Zakochaj się w Czereśniowym Wzgórzu
Luksus niejedno ma imię. Dla jednych może oznaczać komfortowy dom pełen nowoczesnych technologii, dla innych będzie to możliwość obcowania z naturą i życia z rodziną na własnych zasadach. Potrzeby jednych i drugich spełniają domy, które spółka MBH wybudowała na Czereśniowym Wzgórzu w Radziszewie, zaledwie ok. 900 m od granicy ze Szczecinem.

Jest to zupełnie nowa, odkryta jeszcze przez niewielu i jednocześnie bardzo atrakcyjna lokalizacja.

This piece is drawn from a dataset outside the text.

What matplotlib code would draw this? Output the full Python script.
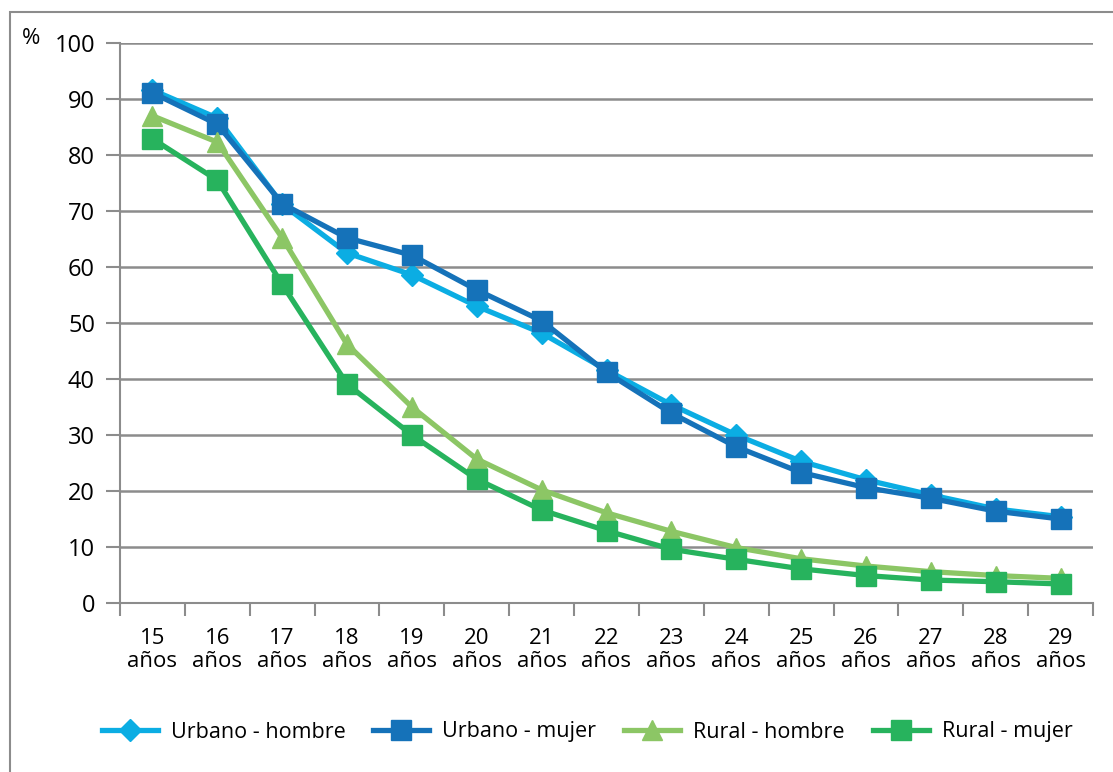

Podczas gdy dojazd do popularnych „sypialni Szczecina” w godzinach szczytu wiąże się z korkami, dzięki autostradzie A6 lub jednej z wielu innych dróg mieszkańcy Czereśniowego Wzgórza mogą swobodnie dojechać do Szczecina, Gryfina, Stargardu, Gorzowa Wielkopolskiego, a nawet Niemiec. To doskonałe rozwiązanie zarówno dla osób pracujących w mieście, jak i dla tych, którzy cenią sobie możliwość nie tylko weekendowych wypadów na łono natury. Czereśniowe Wzgórze to miejsce idealnie skomunikowane z większymi miastami oraz dzielnicami prawobrzeżnej i lewobrzeżnej części Szczecina, a jednocześnie oferujące ciszę i spokój otoczenia.
Wizjonerskie budownictwo w otoczeniu sadu czereśniowego
Docelowo powstanie tu 21 domów w zabudowie bliźniaczej. Obecnie wybudowanych jest 5 domów, czyli 10 lokali o metrażu ok. 102 m2 każdy. Wszystkie zostały zaprojektowane z myślą o funkcjonalności i estetyce. Wysokiej jakości materiały i dbałość o detale sprawiają, że wnętrza spełniają oczekiwania nawet najbardziej wymagających klientów, ale są też po prostu przytulne. W razie potrzeby układ pomieszczeń może być dostosowany do potrzeb mieszkańców. Z ogrzewanego m.in. przy pomocy kominka salonu można wyjść do ogrodu, który graniczy ze starym sadem czereśniowym. – Czereśnie lada moment rozkwitną, wypełniając całą okolicę słodkim zapachem – mówi jeden ze współwłaścicieli spółki MBH realizującej inwestycję deweloperską Czereśniowe Wzgórze.
Przy budynkach postawiono wiaty na samochód i pojemne przestrzenie gospodarcze, w których można swobodnie pomieścić rowery, kosiarkę czy inne sprzęty. Do każdego lokalu przynależy ok. 500 m2 działki, z czego ok. 300 m2 to ogród, który w pierwszym etapie jest idealnie umiejscowiony względem stron świata – od strony południowej. Można na nim postawić domek narzędziowy – zasilanie elektryczne zostało już przewidziane i przygotowane. – Zrobiliśmy też zasobnik na wodę deszczową, którą można wykorzystać do systemu nawodnienia, zlewozmywak zewnętrzny z zimną i ciepłą wodą i odprowadzeniem do kanalizacji, przewód kominowy z zewnętrznym przygotowanym podłączeniem pod grilla, palenisko czy wędzarkę. Możliwości jest bardzo wiele – mówi architekt, a zarazem współwłaściciel spółki MBH.